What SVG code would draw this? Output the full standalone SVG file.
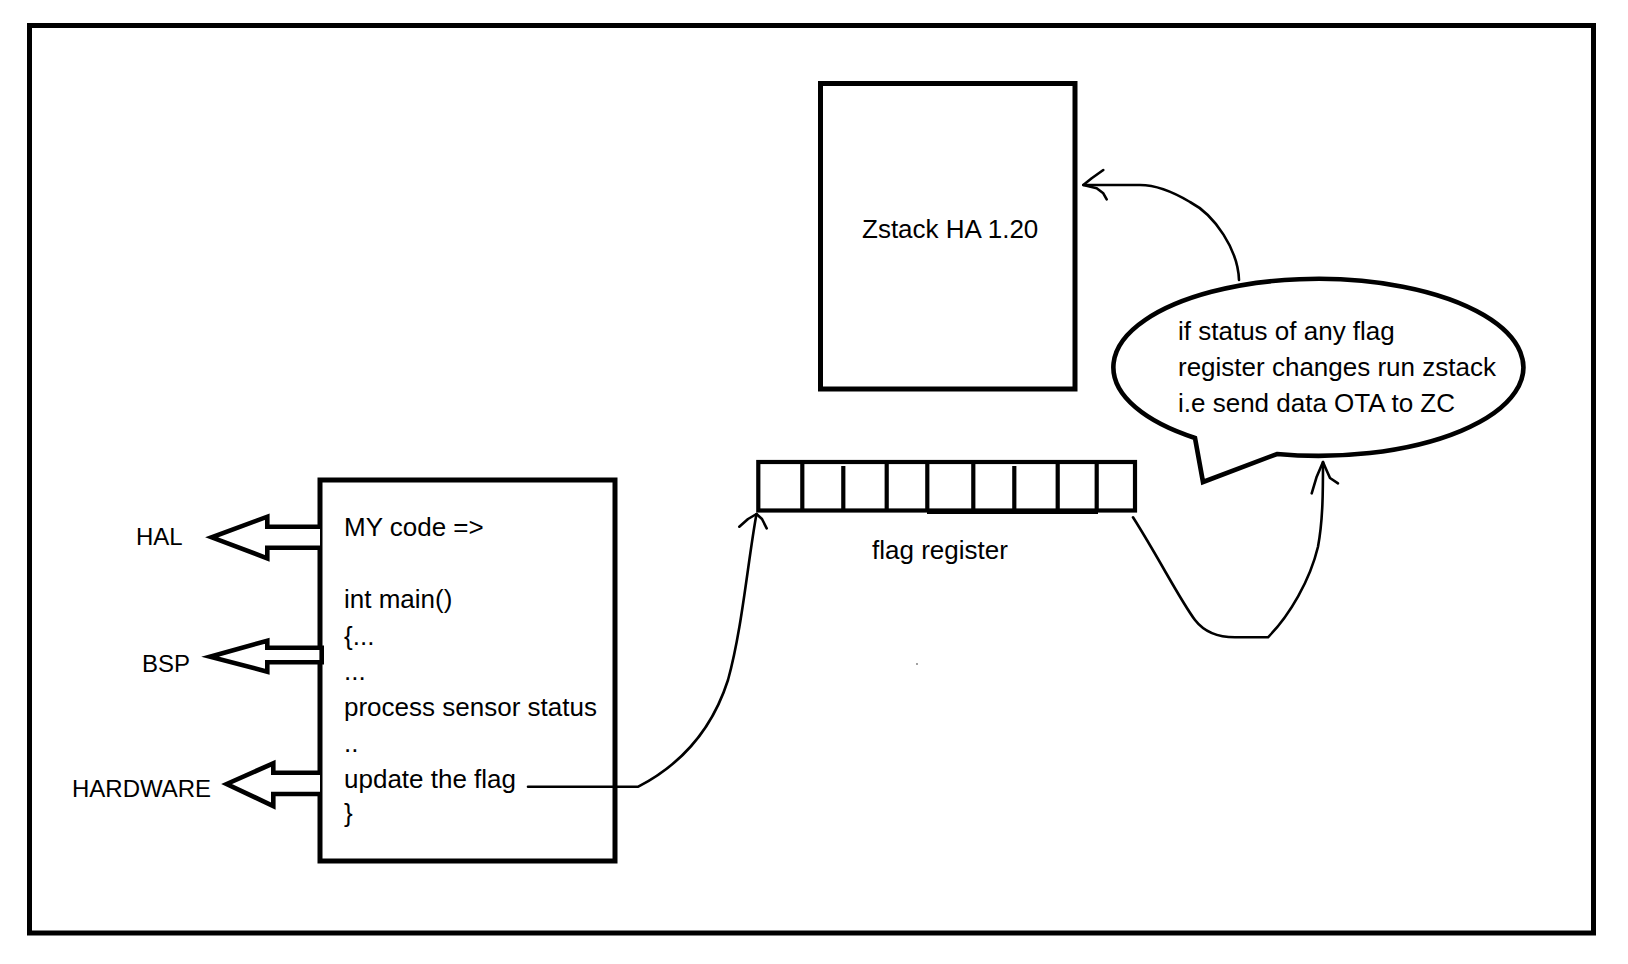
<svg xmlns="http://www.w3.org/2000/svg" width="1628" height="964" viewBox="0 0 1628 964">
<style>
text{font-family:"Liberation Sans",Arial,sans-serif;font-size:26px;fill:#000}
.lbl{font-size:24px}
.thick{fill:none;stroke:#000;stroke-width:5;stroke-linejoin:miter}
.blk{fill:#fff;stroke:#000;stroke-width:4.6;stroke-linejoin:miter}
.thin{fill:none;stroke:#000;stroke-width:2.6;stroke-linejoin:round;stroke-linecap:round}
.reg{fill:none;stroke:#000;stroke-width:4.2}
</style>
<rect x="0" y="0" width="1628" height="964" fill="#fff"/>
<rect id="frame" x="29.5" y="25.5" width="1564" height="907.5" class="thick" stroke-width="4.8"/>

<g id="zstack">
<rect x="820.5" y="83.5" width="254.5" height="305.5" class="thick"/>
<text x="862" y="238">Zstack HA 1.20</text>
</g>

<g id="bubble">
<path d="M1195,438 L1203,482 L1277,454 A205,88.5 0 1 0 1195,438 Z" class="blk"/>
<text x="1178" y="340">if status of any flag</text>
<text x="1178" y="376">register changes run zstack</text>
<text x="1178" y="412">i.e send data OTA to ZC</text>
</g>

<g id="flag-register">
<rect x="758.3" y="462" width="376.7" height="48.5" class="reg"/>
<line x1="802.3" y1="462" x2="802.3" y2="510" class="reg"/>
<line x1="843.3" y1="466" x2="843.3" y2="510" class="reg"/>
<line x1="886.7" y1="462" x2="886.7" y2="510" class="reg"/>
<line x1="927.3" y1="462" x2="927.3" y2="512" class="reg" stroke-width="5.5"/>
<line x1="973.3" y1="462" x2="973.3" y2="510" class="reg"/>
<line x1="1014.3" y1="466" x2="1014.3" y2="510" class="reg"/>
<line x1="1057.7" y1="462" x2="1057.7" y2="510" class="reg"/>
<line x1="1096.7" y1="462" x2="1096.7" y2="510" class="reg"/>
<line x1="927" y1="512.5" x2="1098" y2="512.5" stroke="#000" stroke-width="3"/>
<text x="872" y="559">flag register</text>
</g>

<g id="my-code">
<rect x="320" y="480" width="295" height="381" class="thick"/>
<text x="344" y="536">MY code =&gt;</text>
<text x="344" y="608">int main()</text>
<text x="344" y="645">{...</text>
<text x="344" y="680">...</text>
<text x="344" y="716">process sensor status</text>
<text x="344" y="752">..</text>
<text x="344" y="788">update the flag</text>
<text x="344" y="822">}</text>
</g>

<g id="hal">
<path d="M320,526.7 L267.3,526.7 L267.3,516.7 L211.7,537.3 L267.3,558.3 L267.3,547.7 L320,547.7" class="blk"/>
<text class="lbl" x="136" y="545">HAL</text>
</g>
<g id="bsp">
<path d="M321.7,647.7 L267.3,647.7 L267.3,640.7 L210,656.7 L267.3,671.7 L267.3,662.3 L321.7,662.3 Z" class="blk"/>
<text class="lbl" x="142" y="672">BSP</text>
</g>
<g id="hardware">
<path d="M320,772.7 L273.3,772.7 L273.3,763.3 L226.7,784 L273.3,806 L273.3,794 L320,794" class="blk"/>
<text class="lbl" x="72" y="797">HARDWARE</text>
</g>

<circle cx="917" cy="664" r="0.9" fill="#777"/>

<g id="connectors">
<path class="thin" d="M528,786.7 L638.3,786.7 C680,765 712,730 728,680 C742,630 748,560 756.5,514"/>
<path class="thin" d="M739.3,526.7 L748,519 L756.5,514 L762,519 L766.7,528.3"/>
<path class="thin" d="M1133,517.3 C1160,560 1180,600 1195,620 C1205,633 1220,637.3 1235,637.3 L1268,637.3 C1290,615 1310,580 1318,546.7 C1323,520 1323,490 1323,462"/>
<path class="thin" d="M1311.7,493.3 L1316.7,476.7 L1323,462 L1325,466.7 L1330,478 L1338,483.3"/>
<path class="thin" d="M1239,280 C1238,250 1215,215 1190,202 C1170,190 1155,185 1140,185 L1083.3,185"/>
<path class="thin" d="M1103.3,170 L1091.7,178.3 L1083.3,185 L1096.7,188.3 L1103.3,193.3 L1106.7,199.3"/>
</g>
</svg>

•••

* _Task statement_
Without including any pictures, print all of the material exactly as given.

* _Correct result_
What SVG code would draw this? Output the full standalone SVG file.
<svg xmlns="http://www.w3.org/2000/svg" width="1628" height="964" viewBox="0 0 1628 964">
<style>
text{font-family:"Liberation Sans",Arial,sans-serif;font-size:26px;fill:#000}
.lbl{font-size:24px}
.thick{fill:none;stroke:#000;stroke-width:5;stroke-linejoin:miter}
.blk{fill:#fff;stroke:#000;stroke-width:4.6;stroke-linejoin:miter}
.thin{fill:none;stroke:#000;stroke-width:2.6;stroke-linejoin:round;stroke-linecap:round}
.reg{fill:none;stroke:#000;stroke-width:4.2}
</style>
<rect x="0" y="0" width="1628" height="964" fill="#fff"/>
<rect id="frame" x="29.5" y="25.5" width="1564" height="907.5" class="thick" stroke-width="4.8"/>

<g id="zstack">
<rect x="820.5" y="83.5" width="254.5" height="305.5" class="thick"/>
<text x="862" y="238">Zstack HA 1.20</text>
</g>

<g id="bubble">
<path d="M1195,438 L1203,482 L1277,454 A205,88.5 0 1 0 1195,438 Z" class="blk"/>
<text x="1178" y="340">if status of any flag</text>
<text x="1178" y="376">register changes run zstack</text>
<text x="1178" y="412">i.e send data OTA to ZC</text>
</g>

<g id="flag-register">
<rect x="758.3" y="462" width="376.7" height="48.5" class="reg"/>
<line x1="802.3" y1="462" x2="802.3" y2="510" class="reg"/>
<line x1="843.3" y1="466" x2="843.3" y2="510" class="reg"/>
<line x1="886.7" y1="462" x2="886.7" y2="510" class="reg"/>
<line x1="927.3" y1="462" x2="927.3" y2="512" class="reg" stroke-width="5.5"/>
<line x1="973.3" y1="462" x2="973.3" y2="510" class="reg"/>
<line x1="1014.3" y1="466" x2="1014.3" y2="510" class="reg"/>
<line x1="1057.7" y1="462" x2="1057.7" y2="510" class="reg"/>
<line x1="1096.7" y1="462" x2="1096.7" y2="510" class="reg"/>
<line x1="927" y1="512.5" x2="1098" y2="512.5" stroke="#000" stroke-width="3"/>
<text x="872" y="559">flag register</text>
</g>

<g id="my-code">
<rect x="320" y="480" width="295" height="381" class="thick"/>
<text x="344" y="536">MY code =&gt;</text>
<text x="344" y="608">int main()</text>
<text x="344" y="645">{...</text>
<text x="344" y="680">...</text>
<text x="344" y="716">process sensor status</text>
<text x="344" y="752">..</text>
<text x="344" y="788">update the flag</text>
<text x="344" y="822">}</text>
</g>

<g id="hal">
<path d="M320,526.7 L267.3,526.7 L267.3,516.7 L211.7,537.3 L267.3,558.3 L267.3,547.7 L320,547.7" class="blk"/>
<text class="lbl" x="136" y="545">HAL</text>
</g>
<g id="bsp">
<path d="M321.7,647.7 L267.3,647.7 L267.3,640.7 L210,656.7 L267.3,671.7 L267.3,662.3 L321.7,662.3 Z" class="blk"/>
<text class="lbl" x="142" y="672">BSP</text>
</g>
<g id="hardware">
<path d="M320,772.7 L273.3,772.7 L273.3,763.3 L226.7,784 L273.3,806 L273.3,794 L320,794" class="blk"/>
<text class="lbl" x="72" y="797">HARDWARE</text>
</g>

<circle cx="917" cy="664" r="0.9" fill="#777"/>

<g id="connectors">
<path class="thin" d="M528,786.7 L638.3,786.7 C680,765 712,730 728,680 C742,630 748,560 756.5,514"/>
<path class="thin" d="M739.3,526.7 L748,519 L756.5,514 L762,519 L766.7,528.3"/>
<path class="thin" d="M1133,517.3 C1160,560 1180,600 1195,620 C1205,633 1220,637.3 1235,637.3 L1268,637.3 C1290,615 1310,580 1318,546.7 C1323,520 1323,490 1323,462"/>
<path class="thin" d="M1311.7,493.3 L1316.7,476.7 L1323,462 L1325,466.7 L1330,478 L1338,483.3"/>
<path class="thin" d="M1239,280 C1238,250 1215,215 1190,202 C1170,190 1155,185 1140,185 L1083.3,185"/>
<path class="thin" d="M1103.3,170 L1091.7,178.3 L1083.3,185 L1096.7,188.3 L1103.3,193.3 L1106.7,199.3"/>
</g>
</svg>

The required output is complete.